(Rows from a dataset of charts and code)
## start
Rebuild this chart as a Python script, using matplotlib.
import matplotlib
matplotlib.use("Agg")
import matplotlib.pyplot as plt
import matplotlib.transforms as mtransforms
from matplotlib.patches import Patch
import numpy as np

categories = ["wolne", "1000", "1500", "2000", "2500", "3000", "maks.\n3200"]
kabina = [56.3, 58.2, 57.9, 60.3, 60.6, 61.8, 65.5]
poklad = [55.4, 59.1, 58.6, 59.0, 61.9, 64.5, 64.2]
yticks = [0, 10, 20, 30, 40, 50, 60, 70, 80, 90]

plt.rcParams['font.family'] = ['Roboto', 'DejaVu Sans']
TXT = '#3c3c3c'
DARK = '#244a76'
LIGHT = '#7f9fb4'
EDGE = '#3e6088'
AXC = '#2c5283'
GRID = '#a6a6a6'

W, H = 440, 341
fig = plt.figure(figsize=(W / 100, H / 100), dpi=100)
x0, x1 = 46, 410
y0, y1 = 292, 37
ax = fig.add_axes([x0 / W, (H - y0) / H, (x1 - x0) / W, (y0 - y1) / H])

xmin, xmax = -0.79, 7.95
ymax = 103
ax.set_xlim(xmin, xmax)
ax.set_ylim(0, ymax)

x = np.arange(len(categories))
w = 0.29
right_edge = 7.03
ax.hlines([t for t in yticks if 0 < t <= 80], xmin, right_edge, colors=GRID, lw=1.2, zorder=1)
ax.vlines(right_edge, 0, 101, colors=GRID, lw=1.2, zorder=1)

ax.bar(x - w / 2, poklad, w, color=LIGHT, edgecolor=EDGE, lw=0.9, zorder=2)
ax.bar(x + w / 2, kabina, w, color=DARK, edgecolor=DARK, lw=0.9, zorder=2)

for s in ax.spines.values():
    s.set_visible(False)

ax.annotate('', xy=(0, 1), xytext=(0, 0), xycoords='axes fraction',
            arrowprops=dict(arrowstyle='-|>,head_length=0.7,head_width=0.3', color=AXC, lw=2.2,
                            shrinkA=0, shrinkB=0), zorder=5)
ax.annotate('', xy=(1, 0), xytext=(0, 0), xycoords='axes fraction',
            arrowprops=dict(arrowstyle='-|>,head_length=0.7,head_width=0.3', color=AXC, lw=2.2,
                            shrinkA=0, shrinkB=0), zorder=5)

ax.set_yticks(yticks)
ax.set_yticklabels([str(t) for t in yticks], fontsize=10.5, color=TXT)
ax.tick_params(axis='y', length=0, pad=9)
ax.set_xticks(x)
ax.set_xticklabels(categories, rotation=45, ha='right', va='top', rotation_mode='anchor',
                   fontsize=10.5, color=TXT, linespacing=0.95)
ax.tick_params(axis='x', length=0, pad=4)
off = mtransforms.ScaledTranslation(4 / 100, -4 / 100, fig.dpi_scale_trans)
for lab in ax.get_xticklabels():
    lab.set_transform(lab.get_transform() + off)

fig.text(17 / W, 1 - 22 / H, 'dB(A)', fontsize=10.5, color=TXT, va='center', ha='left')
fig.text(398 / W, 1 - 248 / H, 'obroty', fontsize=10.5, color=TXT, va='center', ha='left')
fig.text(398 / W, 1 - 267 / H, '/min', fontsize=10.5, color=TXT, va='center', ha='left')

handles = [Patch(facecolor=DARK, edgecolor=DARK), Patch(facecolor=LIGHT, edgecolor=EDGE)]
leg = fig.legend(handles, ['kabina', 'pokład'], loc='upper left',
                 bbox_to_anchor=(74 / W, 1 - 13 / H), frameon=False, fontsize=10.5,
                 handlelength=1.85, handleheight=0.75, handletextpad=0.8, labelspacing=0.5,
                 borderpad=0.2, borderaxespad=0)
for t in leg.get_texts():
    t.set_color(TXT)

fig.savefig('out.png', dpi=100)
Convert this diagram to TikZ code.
## end
# What is required:
Above are the records; copy all of them exactly.

# Full response:
Rebuild this chart as a Python script, using matplotlib.
import matplotlib
matplotlib.use("Agg")
import matplotlib.pyplot as plt
import matplotlib.transforms as mtransforms
from matplotlib.patches import Patch
import numpy as np

categories = ["wolne", "1000", "1500", "2000", "2500", "3000", "maks.\n3200"]
kabina = [56.3, 58.2, 57.9, 60.3, 60.6, 61.8, 65.5]
poklad = [55.4, 59.1, 58.6, 59.0, 61.9, 64.5, 64.2]
yticks = [0, 10, 20, 30, 40, 50, 60, 70, 80, 90]

plt.rcParams['font.family'] = ['Roboto', 'DejaVu Sans']
TXT = '#3c3c3c'
DARK = '#244a76'
LIGHT = '#7f9fb4'
EDGE = '#3e6088'
AXC = '#2c5283'
GRID = '#a6a6a6'

W, H = 440, 341
fig = plt.figure(figsize=(W / 100, H / 100), dpi=100)
x0, x1 = 46, 410
y0, y1 = 292, 37
ax = fig.add_axes([x0 / W, (H - y0) / H, (x1 - x0) / W, (y0 - y1) / H])

xmin, xmax = -0.79, 7.95
ymax = 103
ax.set_xlim(xmin, xmax)
ax.set_ylim(0, ymax)

x = np.arange(len(categories))
w = 0.29
right_edge = 7.03
ax.hlines([t for t in yticks if 0 < t <= 80], xmin, right_edge, colors=GRID, lw=1.2, zorder=1)
ax.vlines(right_edge, 0, 101, colors=GRID, lw=1.2, zorder=1)

ax.bar(x - w / 2, poklad, w, color=LIGHT, edgecolor=EDGE, lw=0.9, zorder=2)
ax.bar(x + w / 2, kabina, w, color=DARK, edgecolor=DARK, lw=0.9, zorder=2)

for s in ax.spines.values():
    s.set_visible(False)

ax.annotate('', xy=(0, 1), xytext=(0, 0), xycoords='axes fraction',
            arrowprops=dict(arrowstyle='-|>,head_length=0.7,head_width=0.3', color=AXC, lw=2.2,
                            shrinkA=0, shrinkB=0), zorder=5)
ax.annotate('', xy=(1, 0), xytext=(0, 0), xycoords='axes fraction',
            arrowprops=dict(arrowstyle='-|>,head_length=0.7,head_width=0.3', color=AXC, lw=2.2,
                            shrinkA=0, shrinkB=0), zorder=5)

ax.set_yticks(yticks)
ax.set_yticklabels([str(t) for t in yticks], fontsize=10.5, color=TXT)
ax.tick_params(axis='y', length=0, pad=9)
ax.set_xticks(x)
ax.set_xticklabels(categories, rotation=45, ha='right', va='top', rotation_mode='anchor',
                   fontsize=10.5, color=TXT, linespacing=0.95)
ax.tick_params(axis='x', length=0, pad=4)
off = mtransforms.ScaledTranslation(4 / 100, -4 / 100, fig.dpi_scale_trans)
for lab in ax.get_xticklabels():
    lab.set_transform(lab.get_transform() + off)

fig.text(17 / W, 1 - 22 / H, 'dB(A)', fontsize=10.5, color=TXT, va='center', ha='left')
fig.text(398 / W, 1 - 248 / H, 'obroty', fontsize=10.5, color=TXT, va='center', ha='left')
fig.text(398 / W, 1 - 267 / H, '/min', fontsize=10.5, color=TXT, va='center', ha='left')

handles = [Patch(facecolor=DARK, edgecolor=DARK), Patch(facecolor=LIGHT, edgecolor=EDGE)]
leg = fig.legend(handles, ['kabina', 'pokład'], loc='upper left',
                 bbox_to_anchor=(74 / W, 1 - 13 / H), frameon=False, fontsize=10.5,
                 handlelength=1.85, handleheight=0.75, handletextpad=0.8, labelspacing=0.5,
                 borderpad=0.2, borderaxespad=0)
for t in leg.get_texts():
    t.set_color(TXT)

fig.savefig('out.png', dpi=100)
Convert this diagram to TikZ code.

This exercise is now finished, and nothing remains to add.